If only we knew what
would be viable historical sites for the future. Where I live, in South Wales,
there is a World Heritage Site called Blaenavon. Now I knew Blaenavon when it
was just Blaenavon. I used to visit people there and visit the spit and sawdust
cinema, where films ended up after the major circuits had finished with them
and trashed half the sprocket holes. It was a rowdy but friendly audience – you
could expect full interactive audience participation for every movie.
Blaenavon had been a
huge site for the coal, iron and steel industries. As these industries
contracted and died, things were just left to rot. And rot they did. No slum
clearance, no gentrification – nobody from outside wanted to live there, and
those stuck there didn’t have a lot of choice. But when heritage became big
business, suddenly there were sufficient viable ruins to be restored on which
they could set to work. So there is the Big Pit – you can go down in the cage
and turn your light off and just be very glad you didn’t work there in the old
days. There’s the Blaenavon Ironworks, a section of the Pontypool and Blaenavon
railway, and other bits and pieces.
Sadly, next door, is a
town that had far more history, Merthyr Tydfil. Two hundred years ago this was
the largest place in Wales. Much larger than Cardiff. Merthyr had history, it
had unrest, in addition to the martyr Tydfil (Merthyr means martyr in Welsh by
the way) it had its own more recent martyr, Dic Penderyn. Dic was hanged in
1831 after a soldier was stabbed in the coalminers’ revolt that came to be
known as the Merthyr Rising. Years later, someone else confessed on their
deathbed that they had been responsible – but the establishment needed a
scapegoat at the time. There was so much history in Merthyr, but when it all
fell apart and grinding poverty hit the area after the First World War,
well-meaning people tried to improve the area. They pulled down historical
remains – they put up high rise flats (well, high rise for Britain of the day,
small fry by American standards) and they did their best. They ultimately
created new slums, and grappled with huge social problems, but they did their
best. But they trashed most of their heritage along the way. It is a nice
little town to visit today, with a college and river walk and new bridges and
little tiny bits of history – mainly chapels from “the great awakening” no
longer used for worship – other than that of mammon – but it is a huge
opportunity lost. But of course, they didn’t know that at the time. Life in
Merthyr might have been a bit better than Blaenavon for a few years, but it is
Blaenavon that now has the heritage status.
Hindsight is a
wonderful thing – but in the circumstances, a pretty useless thing. I remember
reading Jerome K. Jerome’s Three Men in a Boat, where at one point he mused
over the hideous presents people were giving each other – and wondered if these
would be rare antiques of the future? You watch antique programs and – yes –
they are. If only we had saved them and hoarded and then could sell them.

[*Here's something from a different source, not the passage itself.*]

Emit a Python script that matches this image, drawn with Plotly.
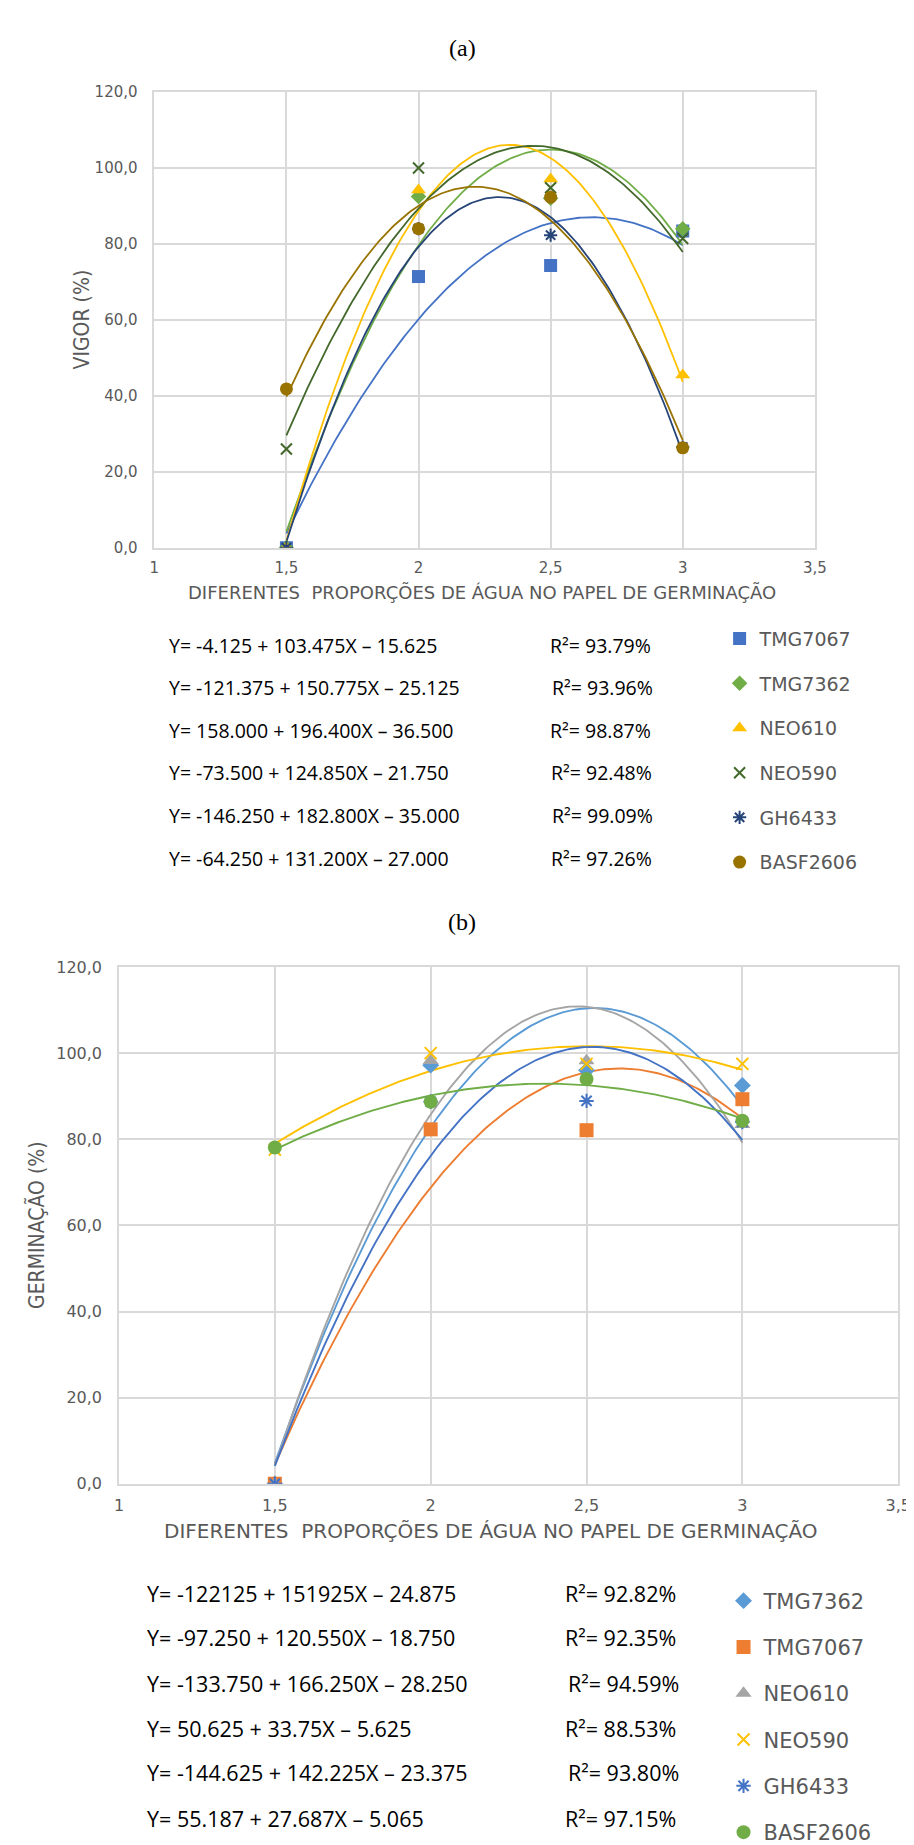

Trouble is – you would have to wait until you were long dead and gone to get
anything back – and it could be just as true that they were worthless. It is
like old books. Some people think that old books are valuable because they are
old. I remember visiting a shop on the Isle of Wight and asking if they had any
old books (I was looking for weird Bible Translations at the time). Oh yes,
they had old books – they must be rare because well, they were old, and they
were real old books – you know, they had old covers (now detached) and they had
old pages... It was not a productive conversation.
But I like it when old
things are preserved, valuable or not. So, I like heritage. I like it when town
planners insist that old facades still be kept on modern buildings. I like it
when the skyline isn’t completely blighted by buildings that shut out the light.
And for all its warts and all, Britain does have a lot of this sort of stuff
overall. So give me your tired and your huddled masses – do come on your
tourist visas and please do spend your dollars here.